For the Birds Radio Program: Baby Killdeer
Humans may have a lot to offer some birds, but not baby Killdeer. 4:00
Transcript
One of the most beautiful and endearing treasures in the bird world is a baby Killdeer. Last week, when one tried to cross a busy road in Duluth’s Lakeside neighborhood, it was rescued by some people who weren’t quite sure what to do with it after they picked it up, so they brought it to me. This happened the day the wind shifted off the lake again, and the tiny thing was more hypothermic than hungry, so it snuggled deep into my hand and fell fast asleep.
Killdeers are precocial, meaning their babies are covered with soft down and can walk and follow their mothers so they won’t get mixed up and accidentally follow the wrong bird.
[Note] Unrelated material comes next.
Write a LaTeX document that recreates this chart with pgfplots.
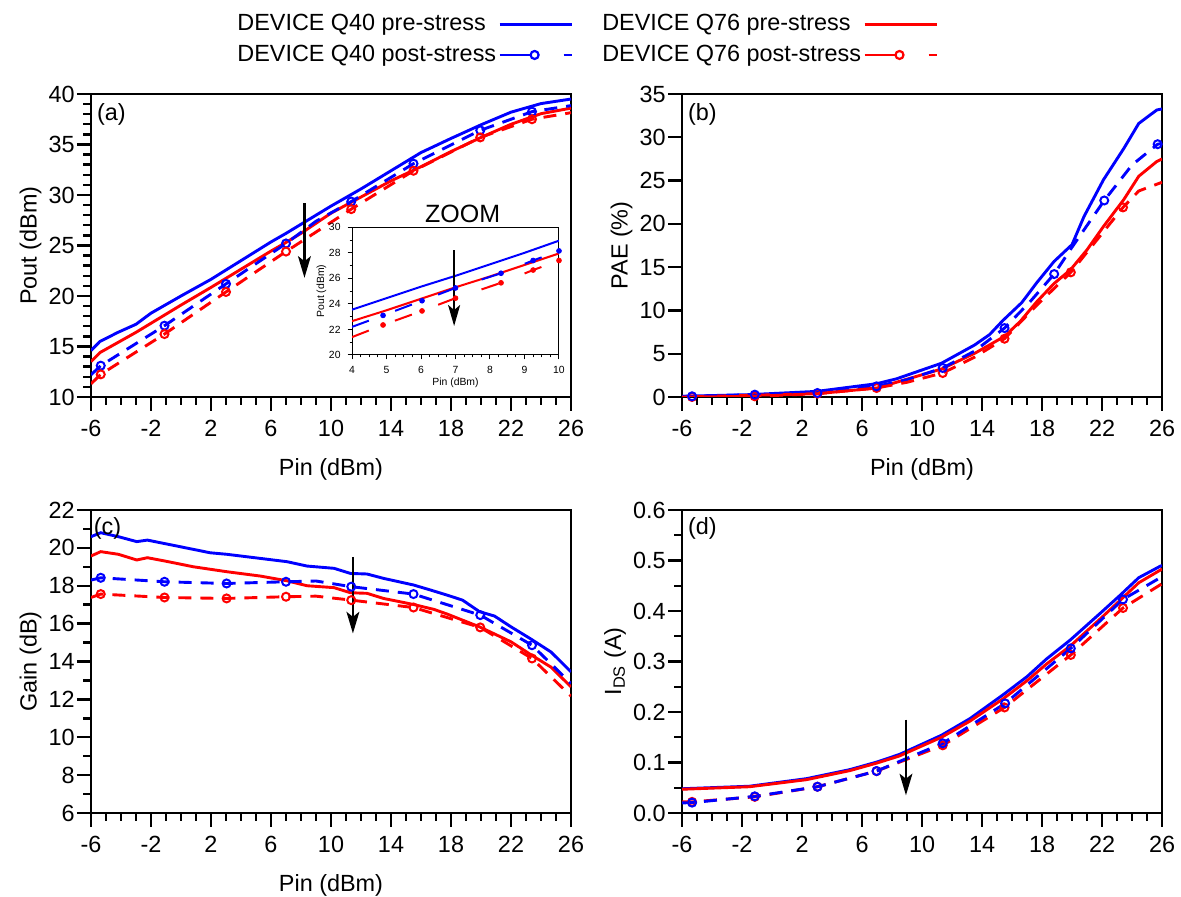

They recognize mom by her appearance and voice, and no other bird will do. Duck, chicken, or turkey chicks hatched in an incubator may become imprinted on their human caretakers, but that doesn’t matter on a farm. Unfortunately, if a wild imprinted bird gets separated from its parents, it won’t learn to eat the proper food and won’t learn the socialization and survival skills it needs.
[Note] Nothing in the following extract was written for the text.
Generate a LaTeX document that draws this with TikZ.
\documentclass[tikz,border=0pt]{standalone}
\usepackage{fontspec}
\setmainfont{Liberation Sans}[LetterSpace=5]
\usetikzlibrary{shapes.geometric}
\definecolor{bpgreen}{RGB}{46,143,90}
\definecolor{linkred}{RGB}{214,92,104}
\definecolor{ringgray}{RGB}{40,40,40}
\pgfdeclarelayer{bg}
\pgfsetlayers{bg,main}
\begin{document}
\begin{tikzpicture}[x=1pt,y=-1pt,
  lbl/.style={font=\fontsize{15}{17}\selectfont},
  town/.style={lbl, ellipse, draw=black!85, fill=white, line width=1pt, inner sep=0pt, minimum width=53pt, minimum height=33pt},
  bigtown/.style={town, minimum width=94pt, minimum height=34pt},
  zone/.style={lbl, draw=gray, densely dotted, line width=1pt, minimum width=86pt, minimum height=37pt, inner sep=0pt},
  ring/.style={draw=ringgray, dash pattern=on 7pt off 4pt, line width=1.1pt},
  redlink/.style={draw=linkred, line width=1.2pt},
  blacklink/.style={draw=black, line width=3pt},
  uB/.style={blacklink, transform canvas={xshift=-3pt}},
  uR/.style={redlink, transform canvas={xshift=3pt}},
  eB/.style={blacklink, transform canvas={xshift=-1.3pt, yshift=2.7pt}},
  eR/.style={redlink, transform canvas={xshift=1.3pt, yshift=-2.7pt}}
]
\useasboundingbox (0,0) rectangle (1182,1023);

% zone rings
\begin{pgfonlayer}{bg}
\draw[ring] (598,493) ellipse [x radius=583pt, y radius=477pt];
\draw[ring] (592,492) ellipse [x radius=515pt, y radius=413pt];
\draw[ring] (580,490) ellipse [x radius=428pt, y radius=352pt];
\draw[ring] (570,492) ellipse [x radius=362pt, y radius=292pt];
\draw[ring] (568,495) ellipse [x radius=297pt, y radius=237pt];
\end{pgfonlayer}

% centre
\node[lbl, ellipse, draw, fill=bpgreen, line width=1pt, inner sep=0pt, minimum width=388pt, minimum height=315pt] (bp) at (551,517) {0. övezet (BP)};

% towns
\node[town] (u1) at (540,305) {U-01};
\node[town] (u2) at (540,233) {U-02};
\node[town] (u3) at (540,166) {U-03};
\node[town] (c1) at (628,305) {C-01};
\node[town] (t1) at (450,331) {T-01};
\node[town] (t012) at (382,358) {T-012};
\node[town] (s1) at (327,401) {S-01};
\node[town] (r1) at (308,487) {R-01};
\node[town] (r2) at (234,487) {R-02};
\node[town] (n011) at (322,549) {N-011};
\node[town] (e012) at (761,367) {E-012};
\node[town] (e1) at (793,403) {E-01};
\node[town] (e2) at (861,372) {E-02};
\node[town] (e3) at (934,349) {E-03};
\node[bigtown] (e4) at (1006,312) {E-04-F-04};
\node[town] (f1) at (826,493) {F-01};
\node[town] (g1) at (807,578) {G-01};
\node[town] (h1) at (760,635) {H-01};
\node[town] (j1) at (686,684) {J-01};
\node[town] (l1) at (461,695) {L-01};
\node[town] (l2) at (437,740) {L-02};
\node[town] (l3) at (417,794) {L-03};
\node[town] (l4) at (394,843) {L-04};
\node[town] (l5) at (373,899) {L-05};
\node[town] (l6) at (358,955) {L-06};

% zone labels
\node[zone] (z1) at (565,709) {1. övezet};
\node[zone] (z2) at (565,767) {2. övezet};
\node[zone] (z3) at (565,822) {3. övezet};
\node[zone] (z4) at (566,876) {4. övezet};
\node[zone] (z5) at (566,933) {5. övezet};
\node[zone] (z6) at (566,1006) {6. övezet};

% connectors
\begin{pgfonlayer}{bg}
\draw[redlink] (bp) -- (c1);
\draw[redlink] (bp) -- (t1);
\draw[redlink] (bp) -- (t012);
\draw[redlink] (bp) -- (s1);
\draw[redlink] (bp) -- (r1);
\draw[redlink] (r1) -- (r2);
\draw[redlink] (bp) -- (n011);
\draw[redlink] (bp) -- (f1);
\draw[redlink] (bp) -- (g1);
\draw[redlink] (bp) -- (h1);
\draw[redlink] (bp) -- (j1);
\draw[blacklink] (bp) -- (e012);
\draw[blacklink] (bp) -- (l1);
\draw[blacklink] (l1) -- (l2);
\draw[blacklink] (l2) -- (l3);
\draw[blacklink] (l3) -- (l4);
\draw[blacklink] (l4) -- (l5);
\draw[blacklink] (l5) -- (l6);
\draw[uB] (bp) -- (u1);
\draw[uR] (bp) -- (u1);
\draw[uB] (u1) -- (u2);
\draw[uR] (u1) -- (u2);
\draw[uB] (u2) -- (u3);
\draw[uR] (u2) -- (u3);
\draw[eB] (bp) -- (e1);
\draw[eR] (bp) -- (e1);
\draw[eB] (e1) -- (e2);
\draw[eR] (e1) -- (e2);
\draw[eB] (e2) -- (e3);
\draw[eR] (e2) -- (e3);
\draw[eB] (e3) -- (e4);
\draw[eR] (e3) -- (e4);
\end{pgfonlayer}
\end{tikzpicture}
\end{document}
We humans are programmed to nurture tiny things with big eyes. Once a baby Killdeer’s big black eyes meet ours, it’s hard to resist the belief that it desperately needs us. But in reality, the only thing a baby Killdeer needs is its parents, and when a person finds one in a precarious situation, like trying to cross a busy road, the only intervening should be to gently carry it to the other side and put it down. Baby Killdeers make a soft but piercing cry which their parents recognize, and as soon as the human gets out of the way, the parents return. It is a cruel myth that birds won’t accept a baby tainted with the smell of human hands—in reality, birds have a better sense of smell than we usually give them credit for, but don’t use scent to recognize their little ones any more than we humans do. Like us, birds recognize their young by appearance and voice. As long as a baby is returned quickly, so the parents don’t give it up for dead, it has an excellent chance of being raised despite human handling. Problem is, once most people pick up a baby Killdeer, they don’t want to give it up, and the baby invariably dies. Like all precocial birds, healthy baby Killdeer have enough body fat to sustain themselves for at least a few days, but then suddenly fail. People raising them always seem mystified about how they died when they’d been doing so well.
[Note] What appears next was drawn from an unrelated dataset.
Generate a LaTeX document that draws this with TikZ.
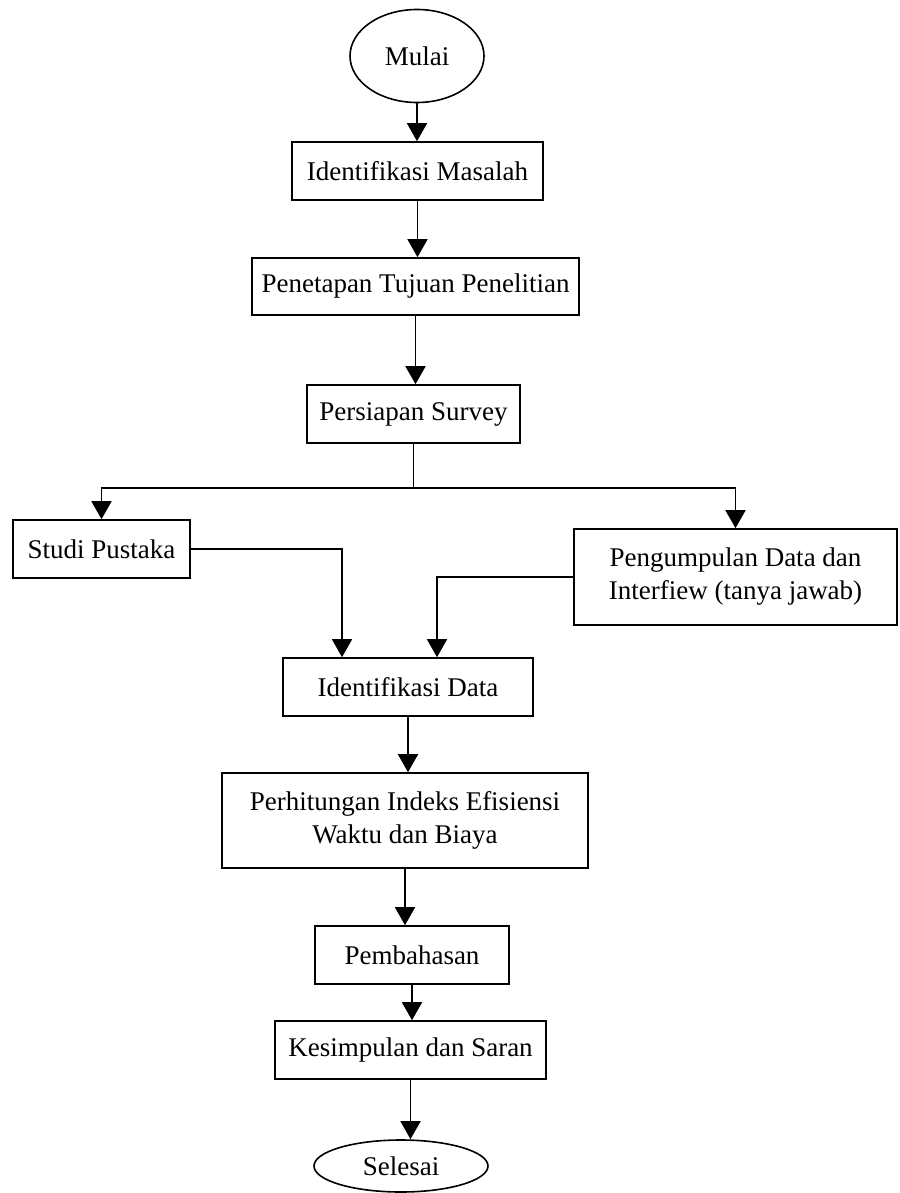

The woman who brought me the Killdeer knew where it came from. Conveniently, it was a vacant lot right in my neighborhood. She came well after nine in the evening, so I couldn’t bring the baby back until morning, but I got up at four-thirty to carry my soft, tiny bundle home. The parents were running about, calling, when we arrived, and the baby instantly recognized their voices and started peeping. They yelled back, but were hardly about to fly over to take it from my hands. So I found a nice stony spot—probably pretty close to where it hatched out—and set it down. One of the parents flew in a large circle around me, so I withdrew behind some trees to see what happened. The other parent flew across the road—perhaps other babies were on the other side—but this one drew closer and closer to the spot where its baby was calling desperately. The parent seemed anxious about me watching, so I finally had to turn my back on the reunion and return home, trusting that when nature takes its course, the result is usually satisfactory. I wish more people would trust in nature—that is, after all, how we got baby birds in the first place.